1 The changing position of women in the home and workplace
How, when and why did women get the vote? Your work on the suffragettes later in this course will help to answer these questions, but first it is important to reflect on the pre-history of the campaign.
Prior to the later eighteenth century (about 1760), the majority of the population had lived in the countryside and most manufacturing had taken place within individual and poor households. Wives and children had assisted in making goods for the market. Married women had played other economic roles too – acting, for example, as midwives, washerwomen or casual field hands.
Many historians and sociologists believe that industrialisation in Britain between about 1760 and 1830 brought profound changes in household organisation and, as a consequence, the economic roles of women. According to this view, household production was destroyed, and home and work became separated as workers moved into factories in the towns. The home became almost exclusively a place where children were reared and families fed. In wealthier, middle-class households the family became a haven for its members and, more particularly, for the male breadwinners. In the nineteenth century, the middle-class family withdrew from its servants (who were thrust either below the stairs or in the attic), its workplace (now located at a distance) and its community (living far from its workforce). ‘Domesticity’, in this model, was a luxury many could not afford.

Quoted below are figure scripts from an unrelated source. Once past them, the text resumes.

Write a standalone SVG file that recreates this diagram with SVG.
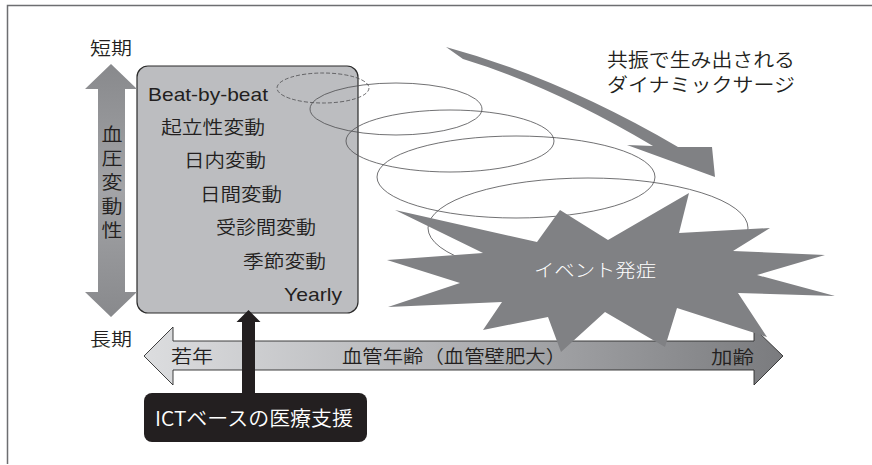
<svg xmlns="http://www.w3.org/2000/svg" width="872" height="465" viewBox="0 0 872 465">
  <defs>
    <linearGradient id="gV" x1="0" y1="0" x2="0" y2="1">
      <stop offset="0" stop-color="#88898c"/>
      <stop offset="0.5" stop-color="#a3a4a7"/>
      <stop offset="1" stop-color="#88898c"/>
    </linearGradient>
    <linearGradient id="gH" x1="144" y1="0" x2="783" y2="0" gradientUnits="userSpaceOnUse">
      <stop offset="0" stop-color="#dcdddf"/>
      <stop offset="0.45" stop-color="#b4b5b8"/>
      <stop offset="1" stop-color="#7a7b7e"/>
    </linearGradient>
    <style>
      .jp { font-family: "Noto Sans CJK JP", "Noto Sans CJK SC", sans-serif; font-size: 18px; font-weight: 350; fill: #231f20; }
      .lat { font-family: "Liberation Sans", Arial, sans-serif; font-size: 19px; fill: #231f20; }
      .ell { fill: none; stroke: #4d4d4f; stroke-width: 0.8; }
    </style>
  </defs>

  <rect width="872" height="465" fill="#ffffff"/>
  <path d="M7.5,464 V5.5 H872" fill="none" stroke="#6d6e71" stroke-width="1.5"/>

  <g id="variability-box">
    <rect x="137" y="66" width="221" height="247" rx="11" fill="#bcbdc0" stroke="#2b2b2b" stroke-width="1.2"/>
    <text class="lat" x="148" y="101" textLength="120" lengthAdjust="spacingAndGlyphs">Beat-by-beat</text>
    <text class="jp" x="161" y="134" textLength="104" lengthAdjust="spacingAndGlyphs">起立性変動</text>
    <text class="jp" x="184" y="167" textLength="82" lengthAdjust="spacingAndGlyphs">日内変動</text>
    <text class="jp" x="200" y="201" textLength="82" lengthAdjust="spacingAndGlyphs">日間変動</text>
    <text class="jp" x="216" y="234" textLength="100" lengthAdjust="spacingAndGlyphs">受診間変動</text>
    <text class="jp" x="243" y="268" textLength="83" lengthAdjust="spacingAndGlyphs">季節変動</text>
    <text class="lat" x="284" y="301" textLength="58" lengthAdjust="spacingAndGlyphs">Yearly</text>
  </g>

  <g id="resonance-loops">
    <ellipse class="ell" cx="323" cy="88" rx="46" ry="15" stroke-dasharray="4 2"/>
    <ellipse class="ell" cx="396" cy="109" rx="86" ry="26"/>
    <ellipse class="ell" cx="450" cy="141" rx="104" ry="31"/>
    <ellipse class="ell" cx="516" cy="177" rx="139" ry="41"/>
    <ellipse class="ell" cx="588" cy="228" rx="160" ry="50"/>
  </g>

  <g id="bp-variability-axis">
    <polygon points="111,64 137,89 125,89 125,292 137,292 111,317 85,292 98,292 98,89 85,89" fill="url(#gV)"/>
    <text class="jp" x="112" y="141" text-anchor="middle" textLength="21" lengthAdjust="spacingAndGlyphs">血</text>
    <text class="jp" x="112" y="165" text-anchor="middle" textLength="21" lengthAdjust="spacingAndGlyphs">圧</text>
    <text class="jp" x="112" y="189" text-anchor="middle" textLength="21" lengthAdjust="spacingAndGlyphs">変</text>
    <text class="jp" x="112" y="213" text-anchor="middle" textLength="21" lengthAdjust="spacingAndGlyphs">動</text>
    <text class="jp" x="112" y="237" text-anchor="middle" textLength="21" lengthAdjust="spacingAndGlyphs">性</text>
  </g>
  <g id="label-short">
    <text class="jp" x="90" y="55" textLength="42" lengthAdjust="spacingAndGlyphs">短期</text>
  </g>
  <g id="label-long">
    <text class="jp" x="90" y="346" textLength="42" lengthAdjust="spacingAndGlyphs">長期</text>
  </g>

  <g id="age-axis">
    <polygon points="144,356 173,327 173,341 754,341 754,328 783,356 754,385 754,370 173,370 173,385" fill="url(#gH)" stroke="#2b2b2b" stroke-width="0.9"/>
  </g>

  <g id="connectors">
    <path d="M446,47 Q560,78 678,147 L712,147 L715,177 L627,145 L653,146 Q552,86 463,59 Z" fill="#808184"/>
    <polygon points="248.5,310 260.5,322 255,322 255,394 242,394 242,322 236.5,322" fill="#231f20"/>
  </g>

  <g id="event">
    <polygon points="395,210 537,242 560,210 608,240 689,193 679,233 770,228 733,251 825,255 757,275 835,296 738,293 767,337 677,308 665,347 605,312 561,352 548,317 483,330 502,302 388,307 460,283 387,260 483,253" fill="#808184"/>
    <text class="jp" x="534" y="277" textLength="122" lengthAdjust="spacingAndGlyphs" style="fill:#ffffff;font-weight:300">イベント発症</text>
  </g>

  <g id="age-labels">
    <text class="jp" x="171" y="363" textLength="42" lengthAdjust="spacingAndGlyphs">若年</text>
    <text class="jp" x="342" y="363" textLength="224" lengthAdjust="spacingAndGlyphs">血管年齢（血管壁肥大）</text>
    <text class="jp" x="711" y="364" textLength="43" lengthAdjust="spacingAndGlyphs">加齢</text>
  </g>

  <g id="surge-label">
    <text class="jp" x="607" y="67" textLength="188" lengthAdjust="spacingAndGlyphs" style="font-size:19px">共振で生み出される</text>
    <text class="jp" x="607" y="92" textLength="188" lengthAdjust="spacingAndGlyphs" style="font-size:19px">ダイナミックサージ</text>
  </g>

  <g id="ict-support">
    <rect x="144" y="393" width="223" height="49" rx="8" fill="#231f20"/>
    <text class="jp" x="155" y="426" textLength="198" lengthAdjust="spacingAndGlyphs" style="fill:#ffffff;font-size:20px">ICTベースの医療支援</text>
  </g>
</svg>
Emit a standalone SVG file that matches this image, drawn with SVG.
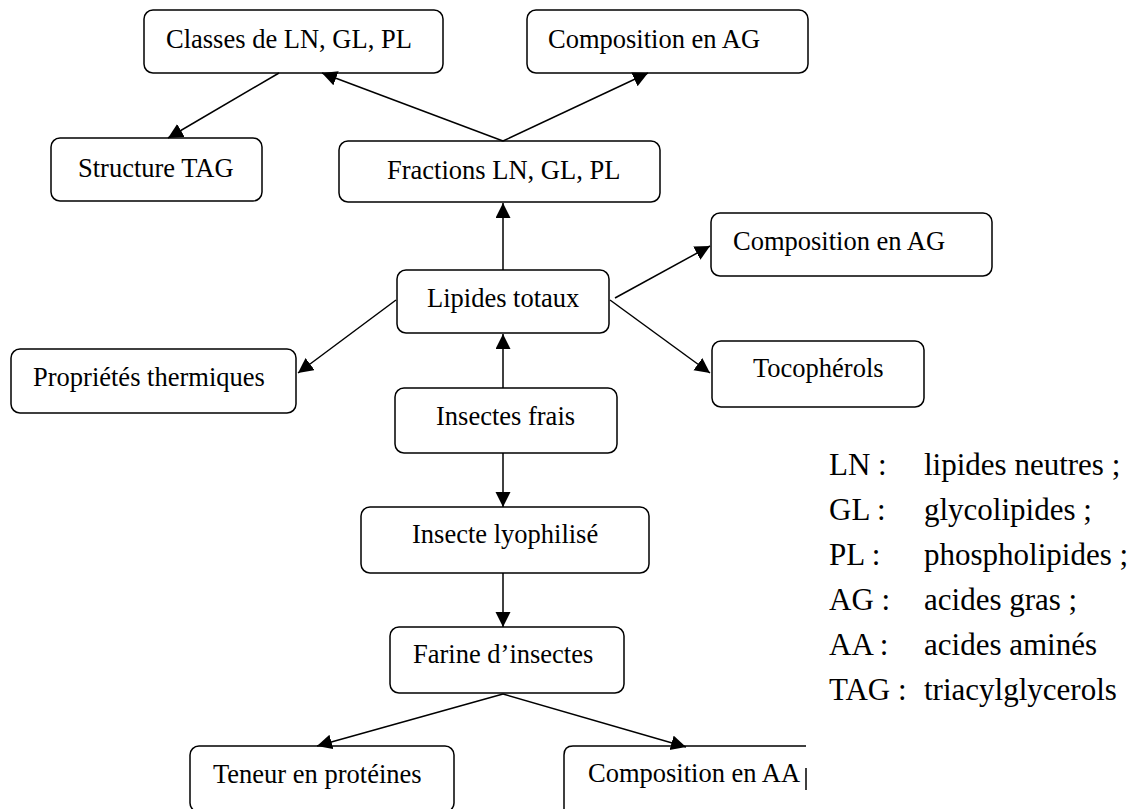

There was also now a rapidly increasing number of poor men and women who had to put themselves up for hire because they could not earn enough from their own land to survive or support families. Some moved to the towns to find work, others to the coalfields. Many were on poor relief or entered the workhouses. The factories came later – in the second half of the nineteenth century in many cases. They drew both male and female labour; conditions were appalling and workers had few rights.
It was the propertied men of the upper and middle classes who had the vote and who, through representation at both local and national levels, shaped policy and legislation. The belief in ‘virtual representation’ explains many of what we today regard as incongruities in eighteenth- and nineteenth-century suffrage. This applied to a society in which it was believed that the master in the workshop or the employer in the factory or mine stood in the same relationship to their workers as a father did to his family. The father, or patriarch, understood the needs of his children and acted in their interests. Likewise, the master and employer understood the needs of their workers and also acted in their interests. This view of society, as organised paternalistically, prevailed until well into the twentieth century, if not beyond. If one believed in paternalism, then depriving working men and women of the vote was not incongruous at all.
In reality, men often didn’t earn enough to support their families without help from the wages of wives and children. Setting aside the predicament of the very poor – the unemployed or casually employed labourers and their families – who led a precarious existence and often moved in and out of the workhouses, there were many ‘respectable’ families from the working class and the lower middle class who relied on a combination of male and female labour and/or wages.